Friday, November 1, 2024

De la cuestión del estilo y de lo postmoderno

Para Jacobo Londres

Con su eficacia habitual, Machado afirmó por boca de Mairena que no hay tal cosa como la originalidad del estilo; de diez cosas originales que se intentan —decía más o menos— nueve no sirven, y la décima termina por no ser original. Eso sería suficiente para desmoronar esos muros teóricos postmodernos, que buscan el raro animal que es el estilo; con más escándalo cuanto más escandalosa la cultura en que se da, sea la cubana con Carpentier y Lezama Lima, o la argentina con Borges.

Curioso que monstruosidades intelectuales como Octavio Paz y Alfonso Reyes en México, carezcan de esa especialidad; que como Vargas Llosa en Perú, retraen la prosa al funcionalismo básico, para liberar una inteligencia absoluta. En cualquier caso, los magos del estilo parecen tenerlo más por defecto inevitable que como efecto consciente u objetivo; desde la torpeza verbal de Carpentier al horror sintáctico de Lezama Lima, parecen más bien impotentes y apresurados; siempre a la saga de esa misma inteligencia, que les es innegable pero carece de generosidad en sus exigencias.

Caso aparte, el meticuloso de Jorge Luis Borges, que —como el décimo intento de Machado— es poco original; porque es apenas una devota extensión de Lugones, con la suerte de que a la prosa de Lugones pocos la conocen como a la de Borges. No es que no se conozca a Lugones sino a su prosa, genial y perdida en esa poesía preciosista y banal de los Modernistas; contra los que tuvieron que rebelarse los postmodernos —especialmente las mujeres— para poner un poco de Dasein. Como digresión, no deja de ser curioso que nuestra identidad política provenga de aquellos tiempos inflamados del Modernismo; como un defecto que el más férreo postmodernismo no ha podido corregir, de tanta exaltación poética que contenía.

Tampoco es que Borges no tenga alguna originalidad, sino que esta —como la de Lezama— es temática y no sintáctica; y reside en el cambio de objeto, que él hace metafísico y profundamente filosófico antes que meramente dramático. Menos se trata de que ese objeto no sea existencial en Borges y Lezama Lima, sino que su existencialidad es diferida; porque el objeto que los ocupa es metafísico, a diferencia de todos los otros, más preocupados por lo inmediato de lo real.

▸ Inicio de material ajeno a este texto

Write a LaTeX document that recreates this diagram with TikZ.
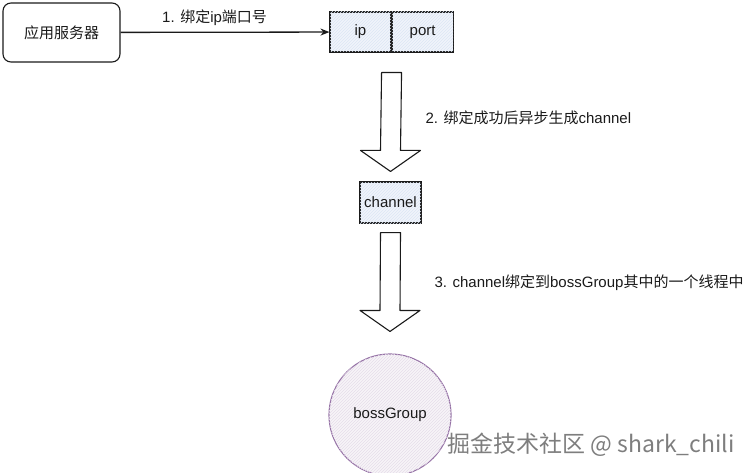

De ahí la extrañeza de la burla borgiana a Lugones, cuya maestría sintáctica copiaría como beata que reza misterios; igual que la del fervor de Lezama, pretendiendo ese esfuerzo metafísico de Borges, como en su Juego de las decapitaciones; cuando cuenta con su propia figuración, tan espesa sino más que las del argentino, revolviendo clásicos y místicos. Por ejemplo, la metáfora estridente no es un estilo en Lezama Lima, sino el objeto mismo y absoluto de su literatura; que se desarrolla como una reflexión analógica, en vez de la mero ejemplo de intelectualidad a que lo rebaja el catolicismo pacato de los Vitier.

La fijación en el estilo es entonces esa moderación beata de la religión, en la seudo religiosidad del arte postmoderno; como una crisis que le hace precario e insostenible en su inconsistencia, frente a la fuerza artesanal de los antiguos. El estilo ha sido siempre tan secundario, que los maestros se alargaban en la informidad de los gremios artesanales; atentos sólo a la objetividad de sus destrezas, y no porque el genio intelectual no fuera importante, sino porque era lo importante.

En el estilo se expresa el genio, como en la agudeza insabora de Octavio Paz y Vargas Llosa, volviendo sobre llovidos; y es entonces superficial que alguien quiera copiar las torpezas de sus genios, confundiéndolos a ellos con estas. No es que esté mal ser Lezamiano o Borgiano, como reclamaba la frustración de Gombrowicz, sino que es bueno serlo; pero serlo es comprender esa profundidad que expresan, no quedarse en la superficialidad en que se expresan.

Criticar la densidad lezamiana en vez de su torpeza ortográfica, es no merecer la grandeza que se te muestra; lo que tampoco debe ser preocupante, como apenas otra anécdota de la realidad, sino una melquisédica confirmación obispal. El estilo es la pirueta en que se agota el bailarín, haciendo lo mejor que puede para expresar la intención del guionista; claro que el ballet, como la literatura y el arte en general, fallecen en ese delirio de superficialidad que arroba al público, sin sentido.